## WHAT IS ASKED
Leaving out all pictures, copy exactly the lines from the one containing "Write a web" down to the one containing "const gridTicks = [0,0.5,1,1.5,2,2.5,3];", both of them included.

## ROWS
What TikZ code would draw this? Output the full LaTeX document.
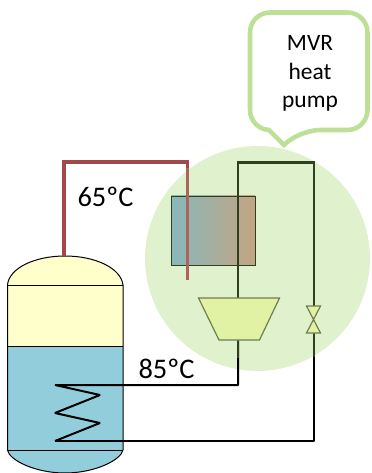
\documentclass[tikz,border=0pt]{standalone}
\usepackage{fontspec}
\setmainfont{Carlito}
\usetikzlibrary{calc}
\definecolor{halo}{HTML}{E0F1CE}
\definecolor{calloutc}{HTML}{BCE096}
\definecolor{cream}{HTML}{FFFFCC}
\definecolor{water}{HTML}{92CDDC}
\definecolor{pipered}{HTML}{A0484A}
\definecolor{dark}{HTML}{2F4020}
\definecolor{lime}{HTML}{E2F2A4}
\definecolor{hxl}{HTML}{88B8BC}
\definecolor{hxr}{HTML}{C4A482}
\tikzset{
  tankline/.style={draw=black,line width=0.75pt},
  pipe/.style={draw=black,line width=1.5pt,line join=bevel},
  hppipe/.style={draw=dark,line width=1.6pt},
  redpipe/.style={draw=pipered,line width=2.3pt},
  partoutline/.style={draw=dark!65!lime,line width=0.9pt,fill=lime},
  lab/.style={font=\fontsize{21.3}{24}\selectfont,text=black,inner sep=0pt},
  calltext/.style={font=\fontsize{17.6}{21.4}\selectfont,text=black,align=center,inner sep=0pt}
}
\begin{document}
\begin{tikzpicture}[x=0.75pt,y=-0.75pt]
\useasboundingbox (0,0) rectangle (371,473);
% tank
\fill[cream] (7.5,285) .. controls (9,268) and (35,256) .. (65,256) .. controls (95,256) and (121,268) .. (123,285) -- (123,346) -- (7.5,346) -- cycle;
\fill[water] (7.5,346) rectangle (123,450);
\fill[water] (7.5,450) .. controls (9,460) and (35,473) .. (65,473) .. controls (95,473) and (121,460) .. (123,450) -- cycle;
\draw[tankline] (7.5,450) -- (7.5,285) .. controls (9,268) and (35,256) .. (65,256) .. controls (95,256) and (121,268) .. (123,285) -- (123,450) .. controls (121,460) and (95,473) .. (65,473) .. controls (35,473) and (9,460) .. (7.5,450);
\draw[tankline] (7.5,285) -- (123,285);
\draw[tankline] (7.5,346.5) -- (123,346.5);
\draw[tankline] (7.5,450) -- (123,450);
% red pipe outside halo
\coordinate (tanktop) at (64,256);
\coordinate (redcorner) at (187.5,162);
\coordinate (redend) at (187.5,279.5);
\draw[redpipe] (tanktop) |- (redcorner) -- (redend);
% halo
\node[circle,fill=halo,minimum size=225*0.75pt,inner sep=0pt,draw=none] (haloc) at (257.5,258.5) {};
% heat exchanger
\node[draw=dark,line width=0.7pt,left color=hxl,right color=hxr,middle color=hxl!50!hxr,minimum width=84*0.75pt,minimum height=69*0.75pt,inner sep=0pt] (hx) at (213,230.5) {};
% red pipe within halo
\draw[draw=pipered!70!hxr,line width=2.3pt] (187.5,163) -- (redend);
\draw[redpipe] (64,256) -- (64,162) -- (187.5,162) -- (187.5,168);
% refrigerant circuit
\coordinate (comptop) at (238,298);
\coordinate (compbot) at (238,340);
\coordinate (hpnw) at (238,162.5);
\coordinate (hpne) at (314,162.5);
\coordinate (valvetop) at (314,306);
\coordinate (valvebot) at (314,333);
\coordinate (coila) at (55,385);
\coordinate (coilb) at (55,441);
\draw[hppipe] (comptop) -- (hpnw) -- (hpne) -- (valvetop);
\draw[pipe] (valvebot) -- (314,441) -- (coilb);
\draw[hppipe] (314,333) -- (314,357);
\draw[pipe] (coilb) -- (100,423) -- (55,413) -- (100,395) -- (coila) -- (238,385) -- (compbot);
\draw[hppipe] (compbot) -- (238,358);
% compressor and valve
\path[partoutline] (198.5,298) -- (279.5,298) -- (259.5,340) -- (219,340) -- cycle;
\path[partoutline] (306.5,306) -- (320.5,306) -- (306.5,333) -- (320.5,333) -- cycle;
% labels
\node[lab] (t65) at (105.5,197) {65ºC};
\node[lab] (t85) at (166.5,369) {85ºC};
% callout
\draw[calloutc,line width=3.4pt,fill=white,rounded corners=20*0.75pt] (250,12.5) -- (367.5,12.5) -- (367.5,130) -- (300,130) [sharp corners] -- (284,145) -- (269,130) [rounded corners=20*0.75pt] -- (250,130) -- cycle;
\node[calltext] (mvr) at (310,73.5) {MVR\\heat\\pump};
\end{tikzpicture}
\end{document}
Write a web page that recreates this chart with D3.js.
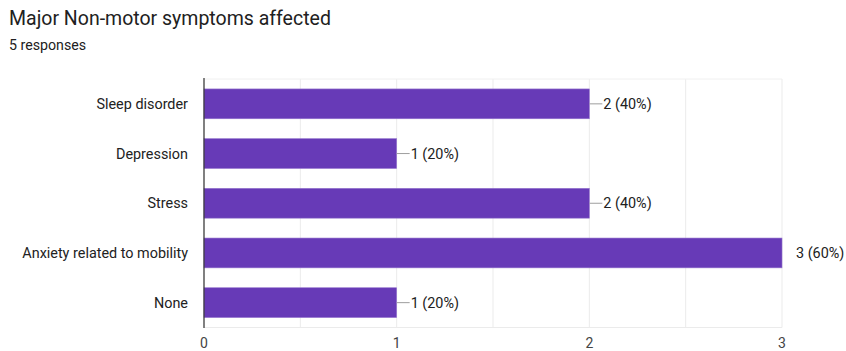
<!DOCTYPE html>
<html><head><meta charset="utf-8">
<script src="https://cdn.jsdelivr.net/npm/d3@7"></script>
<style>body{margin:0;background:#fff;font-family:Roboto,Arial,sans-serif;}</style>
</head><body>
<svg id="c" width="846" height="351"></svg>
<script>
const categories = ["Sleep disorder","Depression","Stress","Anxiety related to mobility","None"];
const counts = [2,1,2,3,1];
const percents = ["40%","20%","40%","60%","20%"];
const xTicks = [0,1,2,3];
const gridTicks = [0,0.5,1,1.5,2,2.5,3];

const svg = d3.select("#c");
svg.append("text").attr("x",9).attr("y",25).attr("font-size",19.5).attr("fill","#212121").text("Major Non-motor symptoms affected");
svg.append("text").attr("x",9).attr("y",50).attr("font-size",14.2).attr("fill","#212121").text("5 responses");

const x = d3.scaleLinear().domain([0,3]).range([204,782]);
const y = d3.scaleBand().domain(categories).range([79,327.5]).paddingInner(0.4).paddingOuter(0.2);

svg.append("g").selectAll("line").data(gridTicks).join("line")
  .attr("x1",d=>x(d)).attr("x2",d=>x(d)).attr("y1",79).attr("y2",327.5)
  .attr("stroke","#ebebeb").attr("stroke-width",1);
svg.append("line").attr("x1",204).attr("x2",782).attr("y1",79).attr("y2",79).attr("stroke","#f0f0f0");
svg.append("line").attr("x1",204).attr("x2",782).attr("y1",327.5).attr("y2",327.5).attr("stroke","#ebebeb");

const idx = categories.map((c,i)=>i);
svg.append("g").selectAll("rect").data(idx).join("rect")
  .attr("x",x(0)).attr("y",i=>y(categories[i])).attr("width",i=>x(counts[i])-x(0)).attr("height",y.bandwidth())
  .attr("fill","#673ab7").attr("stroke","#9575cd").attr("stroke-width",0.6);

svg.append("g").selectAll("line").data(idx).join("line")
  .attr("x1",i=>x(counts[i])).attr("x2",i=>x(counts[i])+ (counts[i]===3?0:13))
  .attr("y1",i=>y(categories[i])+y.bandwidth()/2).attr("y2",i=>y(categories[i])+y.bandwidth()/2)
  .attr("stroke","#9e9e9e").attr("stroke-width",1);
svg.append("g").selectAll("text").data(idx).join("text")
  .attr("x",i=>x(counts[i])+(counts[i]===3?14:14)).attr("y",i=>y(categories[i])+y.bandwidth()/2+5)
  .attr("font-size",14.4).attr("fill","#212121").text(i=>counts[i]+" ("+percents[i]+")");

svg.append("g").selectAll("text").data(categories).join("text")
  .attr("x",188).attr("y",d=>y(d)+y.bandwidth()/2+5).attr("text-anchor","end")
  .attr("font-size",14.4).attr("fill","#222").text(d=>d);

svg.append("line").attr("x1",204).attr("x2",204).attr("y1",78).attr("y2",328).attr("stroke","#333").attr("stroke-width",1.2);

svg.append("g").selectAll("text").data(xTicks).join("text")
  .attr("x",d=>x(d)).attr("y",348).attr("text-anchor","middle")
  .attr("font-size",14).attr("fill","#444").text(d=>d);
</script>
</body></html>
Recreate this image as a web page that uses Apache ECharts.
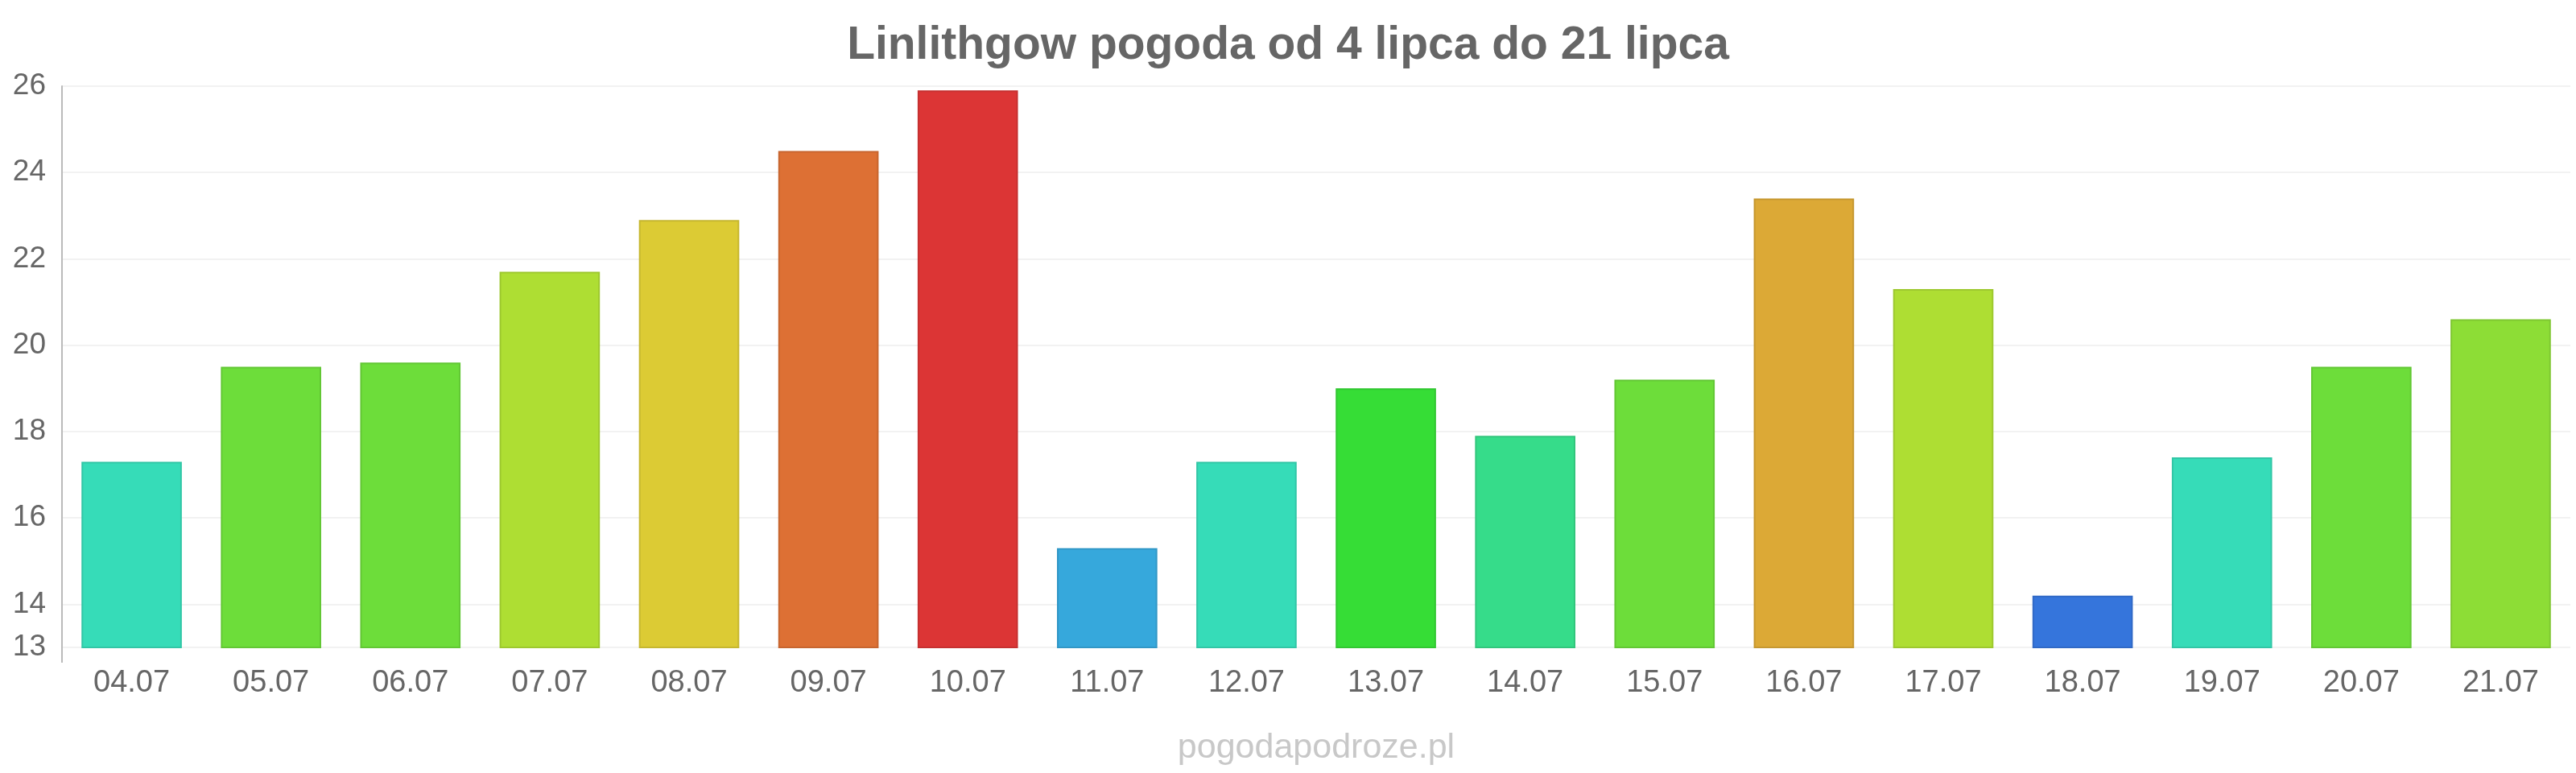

## ANSWER FOR THIS EXERCISE
Write a web page that recreates this chart with D3.js.
<!DOCTYPE html>
<html><head><meta charset="utf-8">
<script src="https://cdn.jsdelivr.net/npm/d3@7"></script>
<style>body{margin:0;background:#fff;font-family:Roboto,Arial,sans-serif;}</style>
</head><body>
<svg id="c" width="846" height="351"></svg>
<script>
const categories = ["Sleep disorder","Depression","Stress","Anxiety related to mobility","None"];
const counts = [2,1,2,3,1];
const percents = ["40%","20%","40%","60%","20%"];
const xTicks = [0,1,2,3];
const gridTicks = [0,0.5,1,1.5,2,2.5,3];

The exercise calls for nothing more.